On 8/17/15 10:30 PM, Brian E Carpenter wrote:
On 18/08/2015 03:44, Eric Burger wrote:
I could be cynical and offer that this is the argument FOR a key escrow 
scheme. It will be great for business for secure communications companies 
to sell enterprises (“Hey - do you want your competition to listen in to 
your communications? No? You need our stuff!”).
As it happens, enterprises are huge users today of key escrow schemes
for storage.  And nobody in this discussion would be arguing to mandate
escrow.  In fact I'm not even advising escrow.  Quite the contrary,
really.  All I'm saying is that it is not reasonable to argue extremes,
and one extreme is that we need to assume in this case that the law
enforcement goal is perfect access to everything.

Alternatively, would this mean that only the smart, hardened criminals and 
IETF folks will have privacy? Interesting bedfellows...
That is, and has always been, my point. The people society most has to fear
are smart enough to avoid escrow, very possibly by paying for the expertise.

To look at it slightly differently, from the bad actor's viewpoint, strong
crypto with key escrow is equivalent to weak crypto, because the authorities
can read the traffic (assuming that metadata surveillance has made the 
traffic
seem interesting).

Please do not assume that the really bad actors are unaware of this. They're
not stupid and they have a lot of money.
And please do not assume that most bad actors have a frigging clue.  The
effectiveness existing law enforcement  is a proof point against that
assumption.  That does not mean that this organization should advocate
for escrow.  I just want us not to look like fools when making our point.
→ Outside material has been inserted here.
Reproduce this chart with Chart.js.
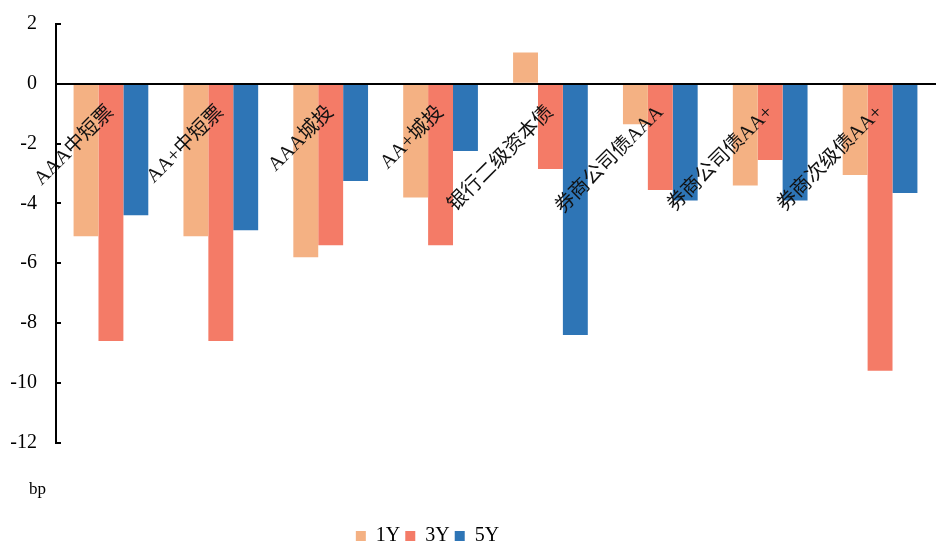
<!DOCTYPE html>
<html>
<head>
<meta charset="utf-8">
<script src="https://cdn.jsdelivr.net/npm/chart.js@4/dist/chart.umd.min.js"></script>
<style>
  html, body { margin: 0; padding: 0; background: #fff; }
  #wrap { width: 939px; height: 543px; }
</style>
</head>
<body>
<div id="wrap"><canvas id="grafico"></canvas></div>
<script>
const categorias = ['AAA中短票', 'AA+中短票', 'AAA城投', 'AA+城投', '银行二级资本债', '券商公司债AAA', '券商公司债AA+', '券商次级债AA+'];
const serie1Y = [-5.1, -5.1, -5.8, -3.8, 1.05, -1.35, -3.4, -3.05];
const serie3Y = [-8.6, -8.6, -5.4, -5.4, -2.85, -3.55, -2.55, -9.6];
const serie5Y = [-4.4, -4.9, -3.25, -2.25, -8.4, -3.9, -3.9, -3.65];
const nomesSeries = ['1Y', '3Y', '5Y'];
const cores = ['#F4B183', '#F47B67', '#2E75B6'];

const fonteSerif = '"Liberation Serif", "Times New Roman", "Noto Sans CJK SC", serif';

// acerta a posição da legenda e do rótulo "bp", como no original
const ajusteCaixas = {
  id: 'ajusteCaixas',
  afterLayout(chart) {
    if (chart.legend) chart.legend.right -= 90;
    const bp = chart.boxes.find(b => b.options && b.options.text === 'bp');
    if (bp) bp.left += 19;
  }
};

function semPadding(s) {
  s.paddingLeft = 0; s.paddingRight = 0; s.paddingTop = 0; s.paddingBottom = 0;
}

window.onload = function() {
  const ctx = document.getElementById('grafico').getContext('2d');
  new Chart(ctx, {
    type: 'bar',
    data: {
      labels: categorias,
      datasets: [serie1Y, serie3Y, serie5Y].map((valores, i) => ({
        label: nomesSeries[i],
        data: valores,
        backgroundColor: cores[i],
        borderWidth: 0,
        categoryPercentage: 0.68,
        barPercentage: 1
      }))
    },
    options: {
      responsive: true,
      maintainAspectRatio: false,
      animation: false,
      layout: { padding: { left: 10, right: 4, top: 24, bottom: -13 } },
      scales: {
        x: {
          position: { y: 0 },
          afterFit: semPadding,
          grid: { display: false, drawTicks: false },
          border: { display: true, color: '#000', width: 2, z: 2 },
          ticks: {
            z: 1,
            autoSkip: false,
            minRotation: 45,
            maxRotation: 45,
            padding: 17,
            color: '#111',
            font: { family: fonteSerif, size: 20 }
          }
        },
        y: {
          min: -12,
          max: 2,
          afterFit: s => { semPadding(s); s.width = 46; },
          grid: { display: true, drawOnChartArea: false, drawTicks: true, tickLength: -5, color: '#000', lineWidth: 2 },
          border: { display: true, color: '#000', width: 2 },
          ticks: {
            stepSize: 2,
            padding: 24,
            color: '#000',
            font: { family: fonteSerif, size: 20 }
          }
        }
      },
      plugins: {
        legend: {
          position: 'bottom',
          labels: {
            boxWidth: 10,
            boxHeight: 10,
            padding: 5,
            color: '#000',
            font: { family: fonteSerif, size: 20 }
          }
        },
        subtitle: {
          display: true,
          text: 'bp',
          position: 'bottom',
          align: 'start',
          weight: 500,
          color: '#000',
          padding: { top: 37, bottom: 21 },
          font: { family: fonteSerif, size: 17, weight: 'normal' }
        },
        tooltip: { enabled: false }
      }
    },
    plugins: [ajusteCaixas]
  });
};
</script>
</body>
</html>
I have noted that the heat of this discussion increased sharply when
Apple and Google started device encryption by default - that is, people
who did not care (before meeting law enforcement) would get their data
encrypted. This obviously also means that bad actors who did not care
would get their data encrypted - which means that they did not *need* a
clue in order to be protected.

I think this illustrates the natural tendency of technology adoption:
Things that required significant smarts 10 years ago is now just "what
everyone does"; things that requires significant smarts now will be
"what everyone does" in 10 years - unless steps are taken to stop it.

RFC 1984 was not about describing the state of the world in 1996. It was
about influencing the state of the world in 2006 (and 2016!) - helping
along the things we thought would make the world better by then
(deployment of encryption) and defeating the proposals we thought would
make the world a worse place (among other things, mandatory key escrow
and all the limitations on technology that such a mandate would have to
impose in order to be effective).

That's the perspective we need to have.